Thomas O’Connor, president of the FBI Agents Association, said special agents “are focused on the Constitution and protecting the public” and “their work should be recognized, not denigrated.” The association represents 14,000 active and retired special agents.
“Attacks on our character and demeaning comments about the FBI will not deter agents from continuing to do what we have always done -- dedicate our lives to protecting the American people,” O’Connor said in a statement. “The true story of the FBI cannot be reduced to partisan talking points.”
The FBI declined to comment for this story.
Meeting With Ryan
Tensions between Republicans and the Justice Department deepened in recent weeks as lawmakers demanded sensitive documents and agency leaders resisted turning them over. The standoff led to a dramatic meeting between House Speaker Paul Ryan, Deputy Attorney General Rod Rosenstein and Wray to discuss potential contempt of Congress charges for failing to turn over documents.
In the end, the Justice Department agreed to give lawmakers material they requested, though it’s unclear whether Republicans will get everything they want.
On Jan. 11, the Justice Department began giving two House committees what could amount to more than 1.2 million documents about FBI investigative decisions made in 2016, including related to the investigation into Clinton. Additional documents are expected to be provided in the coming days.
Current and former officials expressed a number of concerns. One agent said some officials working on Russian counterintelligence probes of any kind might now be hesitant to report their findings to superiors, given the political furor over the Mueller investigation.
A former senior agent said the credibility of the FBI is on the line, and close attention is being paid to how the situation is handled by Wray, who took over as director in August.

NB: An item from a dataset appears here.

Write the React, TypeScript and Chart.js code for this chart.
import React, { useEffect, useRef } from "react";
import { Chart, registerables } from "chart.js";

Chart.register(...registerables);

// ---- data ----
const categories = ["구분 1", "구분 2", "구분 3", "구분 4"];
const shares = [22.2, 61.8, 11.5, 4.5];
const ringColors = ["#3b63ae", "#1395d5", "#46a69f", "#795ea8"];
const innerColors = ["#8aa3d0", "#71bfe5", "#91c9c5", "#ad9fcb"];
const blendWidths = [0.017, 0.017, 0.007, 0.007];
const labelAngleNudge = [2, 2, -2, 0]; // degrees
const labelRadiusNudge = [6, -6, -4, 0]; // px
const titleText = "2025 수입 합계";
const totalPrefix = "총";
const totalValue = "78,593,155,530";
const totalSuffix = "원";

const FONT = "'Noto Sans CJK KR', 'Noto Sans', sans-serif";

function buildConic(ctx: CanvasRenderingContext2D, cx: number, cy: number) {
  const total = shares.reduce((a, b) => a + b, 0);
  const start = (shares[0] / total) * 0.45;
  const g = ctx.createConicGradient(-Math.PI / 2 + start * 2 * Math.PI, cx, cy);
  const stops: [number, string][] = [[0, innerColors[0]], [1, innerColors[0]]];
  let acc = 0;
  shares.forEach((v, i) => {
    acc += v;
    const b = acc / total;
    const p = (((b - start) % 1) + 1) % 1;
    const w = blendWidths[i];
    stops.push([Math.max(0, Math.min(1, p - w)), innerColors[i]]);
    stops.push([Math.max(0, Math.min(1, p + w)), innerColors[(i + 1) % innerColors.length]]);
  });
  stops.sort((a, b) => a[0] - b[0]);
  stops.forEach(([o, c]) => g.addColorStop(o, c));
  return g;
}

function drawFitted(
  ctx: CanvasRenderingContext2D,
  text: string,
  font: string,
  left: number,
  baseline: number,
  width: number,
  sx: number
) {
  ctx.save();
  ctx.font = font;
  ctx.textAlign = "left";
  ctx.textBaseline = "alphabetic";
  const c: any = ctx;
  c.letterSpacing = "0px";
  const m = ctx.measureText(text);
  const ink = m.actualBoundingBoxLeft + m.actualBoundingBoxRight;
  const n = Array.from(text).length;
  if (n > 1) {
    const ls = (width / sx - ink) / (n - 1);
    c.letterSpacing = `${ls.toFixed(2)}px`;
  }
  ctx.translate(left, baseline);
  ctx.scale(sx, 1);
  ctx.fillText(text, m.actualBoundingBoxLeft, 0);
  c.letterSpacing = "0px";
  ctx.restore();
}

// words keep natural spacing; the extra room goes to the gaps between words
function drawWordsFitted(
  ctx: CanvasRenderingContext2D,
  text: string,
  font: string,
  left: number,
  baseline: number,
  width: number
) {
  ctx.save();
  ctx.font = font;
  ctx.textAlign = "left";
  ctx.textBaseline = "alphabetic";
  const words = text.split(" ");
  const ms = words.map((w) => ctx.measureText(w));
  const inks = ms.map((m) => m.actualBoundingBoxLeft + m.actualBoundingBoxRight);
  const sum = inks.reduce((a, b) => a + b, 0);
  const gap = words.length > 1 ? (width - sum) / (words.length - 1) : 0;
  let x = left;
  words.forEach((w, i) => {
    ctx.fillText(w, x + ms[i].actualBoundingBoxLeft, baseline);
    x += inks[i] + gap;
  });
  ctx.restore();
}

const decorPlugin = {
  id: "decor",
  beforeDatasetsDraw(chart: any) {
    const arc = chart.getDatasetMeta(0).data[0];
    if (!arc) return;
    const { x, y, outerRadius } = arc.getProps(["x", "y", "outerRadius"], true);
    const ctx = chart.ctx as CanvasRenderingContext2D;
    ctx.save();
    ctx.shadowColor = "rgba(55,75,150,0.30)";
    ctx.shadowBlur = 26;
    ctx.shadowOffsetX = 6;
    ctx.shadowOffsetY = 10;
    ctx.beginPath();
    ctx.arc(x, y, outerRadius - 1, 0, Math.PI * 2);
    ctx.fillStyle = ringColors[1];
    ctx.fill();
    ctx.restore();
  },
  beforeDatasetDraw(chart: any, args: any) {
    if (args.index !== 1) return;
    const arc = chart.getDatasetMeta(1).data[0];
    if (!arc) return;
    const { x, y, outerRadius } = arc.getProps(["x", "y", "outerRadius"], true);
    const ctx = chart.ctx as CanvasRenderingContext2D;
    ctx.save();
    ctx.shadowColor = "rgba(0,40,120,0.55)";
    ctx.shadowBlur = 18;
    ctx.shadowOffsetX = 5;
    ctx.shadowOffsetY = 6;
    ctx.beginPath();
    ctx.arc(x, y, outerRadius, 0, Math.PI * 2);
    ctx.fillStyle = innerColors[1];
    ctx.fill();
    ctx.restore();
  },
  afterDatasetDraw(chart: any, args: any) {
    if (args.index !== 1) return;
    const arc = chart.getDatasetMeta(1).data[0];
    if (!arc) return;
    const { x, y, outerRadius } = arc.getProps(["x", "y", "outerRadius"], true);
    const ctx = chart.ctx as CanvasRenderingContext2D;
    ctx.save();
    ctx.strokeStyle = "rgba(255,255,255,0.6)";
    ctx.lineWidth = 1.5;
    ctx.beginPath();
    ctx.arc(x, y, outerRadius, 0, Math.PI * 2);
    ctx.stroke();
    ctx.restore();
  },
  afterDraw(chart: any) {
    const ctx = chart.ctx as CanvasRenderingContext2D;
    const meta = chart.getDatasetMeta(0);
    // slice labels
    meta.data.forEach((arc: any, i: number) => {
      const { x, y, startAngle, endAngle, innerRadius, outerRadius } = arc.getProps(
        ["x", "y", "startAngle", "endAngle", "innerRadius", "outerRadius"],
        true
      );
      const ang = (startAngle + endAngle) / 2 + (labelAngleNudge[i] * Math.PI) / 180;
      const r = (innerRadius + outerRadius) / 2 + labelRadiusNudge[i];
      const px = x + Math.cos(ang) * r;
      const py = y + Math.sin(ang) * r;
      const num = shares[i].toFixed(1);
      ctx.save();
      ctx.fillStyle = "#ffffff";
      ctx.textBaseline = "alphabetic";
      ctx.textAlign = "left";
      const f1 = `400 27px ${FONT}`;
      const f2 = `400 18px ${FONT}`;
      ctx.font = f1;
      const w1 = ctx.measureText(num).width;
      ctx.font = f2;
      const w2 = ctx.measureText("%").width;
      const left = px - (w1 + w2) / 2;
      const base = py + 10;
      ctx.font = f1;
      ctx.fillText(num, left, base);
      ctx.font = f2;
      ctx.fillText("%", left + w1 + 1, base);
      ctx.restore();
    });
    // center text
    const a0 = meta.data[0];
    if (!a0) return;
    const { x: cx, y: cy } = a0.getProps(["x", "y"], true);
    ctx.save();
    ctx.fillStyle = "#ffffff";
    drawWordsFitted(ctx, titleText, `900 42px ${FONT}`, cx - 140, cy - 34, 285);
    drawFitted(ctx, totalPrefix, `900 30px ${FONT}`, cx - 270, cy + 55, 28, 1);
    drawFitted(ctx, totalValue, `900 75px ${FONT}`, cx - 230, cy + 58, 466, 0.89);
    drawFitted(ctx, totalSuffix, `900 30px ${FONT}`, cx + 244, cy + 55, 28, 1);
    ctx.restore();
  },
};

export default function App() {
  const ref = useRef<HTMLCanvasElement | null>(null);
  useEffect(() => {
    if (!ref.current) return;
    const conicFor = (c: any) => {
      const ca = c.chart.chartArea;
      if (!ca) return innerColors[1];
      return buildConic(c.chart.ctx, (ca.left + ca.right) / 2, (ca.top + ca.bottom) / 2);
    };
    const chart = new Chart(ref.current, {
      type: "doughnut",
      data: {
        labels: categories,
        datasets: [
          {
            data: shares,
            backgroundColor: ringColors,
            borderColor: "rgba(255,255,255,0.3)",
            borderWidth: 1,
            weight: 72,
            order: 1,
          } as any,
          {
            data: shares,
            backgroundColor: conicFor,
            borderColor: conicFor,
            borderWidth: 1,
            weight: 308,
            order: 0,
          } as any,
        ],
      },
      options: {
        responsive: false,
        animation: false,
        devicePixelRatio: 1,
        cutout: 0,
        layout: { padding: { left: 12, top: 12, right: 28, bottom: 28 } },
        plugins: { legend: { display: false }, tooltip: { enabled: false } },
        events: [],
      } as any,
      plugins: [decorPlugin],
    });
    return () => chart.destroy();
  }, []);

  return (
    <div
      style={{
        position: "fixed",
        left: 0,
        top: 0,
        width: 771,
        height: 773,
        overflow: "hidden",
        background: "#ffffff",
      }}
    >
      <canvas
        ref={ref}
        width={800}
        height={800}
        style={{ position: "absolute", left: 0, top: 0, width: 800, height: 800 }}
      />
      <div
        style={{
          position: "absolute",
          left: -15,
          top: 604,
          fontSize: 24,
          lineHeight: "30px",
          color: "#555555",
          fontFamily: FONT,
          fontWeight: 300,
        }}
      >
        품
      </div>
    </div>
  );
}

Agents are waiting to see how assertive the director will be in defending them and other career officials and whether he’ll refuse to hand over documents that might compromise covert sources and operations, the former agent said.

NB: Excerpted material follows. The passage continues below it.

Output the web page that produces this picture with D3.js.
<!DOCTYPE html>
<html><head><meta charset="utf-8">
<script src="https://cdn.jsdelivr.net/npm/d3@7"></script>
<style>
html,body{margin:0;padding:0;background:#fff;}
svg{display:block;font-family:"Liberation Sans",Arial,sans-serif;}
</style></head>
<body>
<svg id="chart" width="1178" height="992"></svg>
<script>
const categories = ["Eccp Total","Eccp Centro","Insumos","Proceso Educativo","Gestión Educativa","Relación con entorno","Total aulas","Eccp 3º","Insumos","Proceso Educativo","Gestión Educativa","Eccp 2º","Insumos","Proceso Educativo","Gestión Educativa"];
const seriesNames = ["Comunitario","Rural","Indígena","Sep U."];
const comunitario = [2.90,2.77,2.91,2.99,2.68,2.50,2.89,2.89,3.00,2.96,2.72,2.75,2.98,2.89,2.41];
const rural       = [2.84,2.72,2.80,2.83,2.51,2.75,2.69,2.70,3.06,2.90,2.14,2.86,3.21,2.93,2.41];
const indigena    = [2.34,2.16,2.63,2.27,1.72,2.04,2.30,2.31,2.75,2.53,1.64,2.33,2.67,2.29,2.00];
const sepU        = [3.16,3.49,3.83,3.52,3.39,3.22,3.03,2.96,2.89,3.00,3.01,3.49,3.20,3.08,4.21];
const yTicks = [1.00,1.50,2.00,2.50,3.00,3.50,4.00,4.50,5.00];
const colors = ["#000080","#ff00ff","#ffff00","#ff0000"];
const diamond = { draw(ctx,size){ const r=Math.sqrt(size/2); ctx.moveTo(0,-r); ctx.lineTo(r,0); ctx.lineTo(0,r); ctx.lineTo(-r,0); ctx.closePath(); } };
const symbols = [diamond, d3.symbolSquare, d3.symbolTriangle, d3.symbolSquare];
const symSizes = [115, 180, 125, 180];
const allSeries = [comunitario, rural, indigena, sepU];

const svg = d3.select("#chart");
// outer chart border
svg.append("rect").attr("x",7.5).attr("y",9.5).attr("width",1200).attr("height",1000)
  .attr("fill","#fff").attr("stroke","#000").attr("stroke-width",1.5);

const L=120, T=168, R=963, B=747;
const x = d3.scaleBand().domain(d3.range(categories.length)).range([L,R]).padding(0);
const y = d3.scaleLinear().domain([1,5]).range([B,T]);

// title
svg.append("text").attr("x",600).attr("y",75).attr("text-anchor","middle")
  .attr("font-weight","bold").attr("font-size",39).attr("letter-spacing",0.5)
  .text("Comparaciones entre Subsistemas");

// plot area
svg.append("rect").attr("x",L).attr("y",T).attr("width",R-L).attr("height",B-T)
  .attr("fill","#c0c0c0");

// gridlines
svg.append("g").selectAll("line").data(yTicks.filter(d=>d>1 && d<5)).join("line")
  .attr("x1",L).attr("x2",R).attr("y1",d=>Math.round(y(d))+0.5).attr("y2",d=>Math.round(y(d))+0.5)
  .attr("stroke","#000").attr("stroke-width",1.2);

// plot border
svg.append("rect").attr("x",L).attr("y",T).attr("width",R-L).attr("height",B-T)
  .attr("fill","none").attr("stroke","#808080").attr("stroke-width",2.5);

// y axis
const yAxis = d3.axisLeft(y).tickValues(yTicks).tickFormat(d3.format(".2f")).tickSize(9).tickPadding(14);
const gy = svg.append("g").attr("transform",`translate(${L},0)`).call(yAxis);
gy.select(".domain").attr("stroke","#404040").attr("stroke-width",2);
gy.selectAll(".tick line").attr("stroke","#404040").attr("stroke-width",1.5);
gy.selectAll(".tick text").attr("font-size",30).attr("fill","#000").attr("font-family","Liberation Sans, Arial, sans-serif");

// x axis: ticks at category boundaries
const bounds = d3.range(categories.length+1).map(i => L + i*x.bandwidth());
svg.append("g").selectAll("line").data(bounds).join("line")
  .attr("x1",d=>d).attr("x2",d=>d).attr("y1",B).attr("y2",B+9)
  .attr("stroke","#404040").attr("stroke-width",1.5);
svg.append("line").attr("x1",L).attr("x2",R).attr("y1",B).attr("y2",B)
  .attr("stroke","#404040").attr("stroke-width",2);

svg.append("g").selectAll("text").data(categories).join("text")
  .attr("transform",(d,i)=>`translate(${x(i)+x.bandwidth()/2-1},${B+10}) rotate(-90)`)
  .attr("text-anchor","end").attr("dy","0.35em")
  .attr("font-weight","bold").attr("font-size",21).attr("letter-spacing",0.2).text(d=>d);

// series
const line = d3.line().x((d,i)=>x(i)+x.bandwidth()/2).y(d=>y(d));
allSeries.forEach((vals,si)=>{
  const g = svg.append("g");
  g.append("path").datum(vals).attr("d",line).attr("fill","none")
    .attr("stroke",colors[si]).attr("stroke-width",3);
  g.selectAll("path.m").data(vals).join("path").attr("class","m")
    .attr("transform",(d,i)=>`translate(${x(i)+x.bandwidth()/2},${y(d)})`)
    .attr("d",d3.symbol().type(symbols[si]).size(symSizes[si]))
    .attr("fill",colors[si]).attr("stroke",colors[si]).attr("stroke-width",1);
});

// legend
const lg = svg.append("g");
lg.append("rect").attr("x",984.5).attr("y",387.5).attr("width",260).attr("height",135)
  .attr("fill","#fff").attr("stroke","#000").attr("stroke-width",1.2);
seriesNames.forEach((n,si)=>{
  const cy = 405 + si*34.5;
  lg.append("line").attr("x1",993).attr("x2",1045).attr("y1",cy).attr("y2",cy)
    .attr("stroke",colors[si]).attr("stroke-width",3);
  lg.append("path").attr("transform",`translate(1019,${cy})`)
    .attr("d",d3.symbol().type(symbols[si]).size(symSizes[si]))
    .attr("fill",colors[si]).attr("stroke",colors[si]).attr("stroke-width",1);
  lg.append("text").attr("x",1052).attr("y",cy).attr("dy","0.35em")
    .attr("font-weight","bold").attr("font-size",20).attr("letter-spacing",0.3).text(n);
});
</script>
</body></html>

Other officials said they’re worried about an effort by Trump and his allies to oust anyone seen as being disloyal to the president. During a hearing in December, Republican Representative Louie Gohmert of Texas named specific FBI officials and asked Wray whether they’ve ever openly displayed a bias against the Trump administration.
Republican criticism about Mueller’s probe intensified after the recent revelation that a top FBI agent assigned to the special counsel’s team sent anti-Trump texts in the summer of 2016. One exchange by the agent, Peter Strzok, with another senior official included remarks “that there’s no way” Trump would win the election but “we can’t take that risk.” Mueller removed Strzok after learning of the texts.
In an interview with the Wall Street Journal on Jan. 11, Trump said the agent committed “a treasonous act” by plotting to overturn the election results. The president also called for Republican investigators in Congress to conclude their probes swiftly.
Wray hasn’t said anything publicly in response to Trump’s suggestion of treason. However, he has repeatedly defended the integrity and professionalism of the FBI workforce in speeches and congressional testimony.
The documents now being turned over were requested by Republican leaders of the House Judiciary Committee and the Oversight and Government Reform Committee.
Some of the requested documents were outlined in a Nov. 3 letter to Attorney General Jeff Sessions and Rosenstein. The documents sought appear to dovetail with areas that the Justice Department’s inspector general, Michael Horowitz, is investigating, such as the handling of the Clinton probe. Horowitz plans to wrap up his investigation in March or April.
It’s uncertain whether the information being turned over might add to Republican claims of bias in favor of Clinton and against Trump during the presidential campaign, and even to efforts to undercut Mueller’s investigation.
“We want the information that Horowitz has,” Republican Representative Jim Jordan of Ohio said. He said interviews also are being arranged with seven FBI and Justice Department officials, as well as others.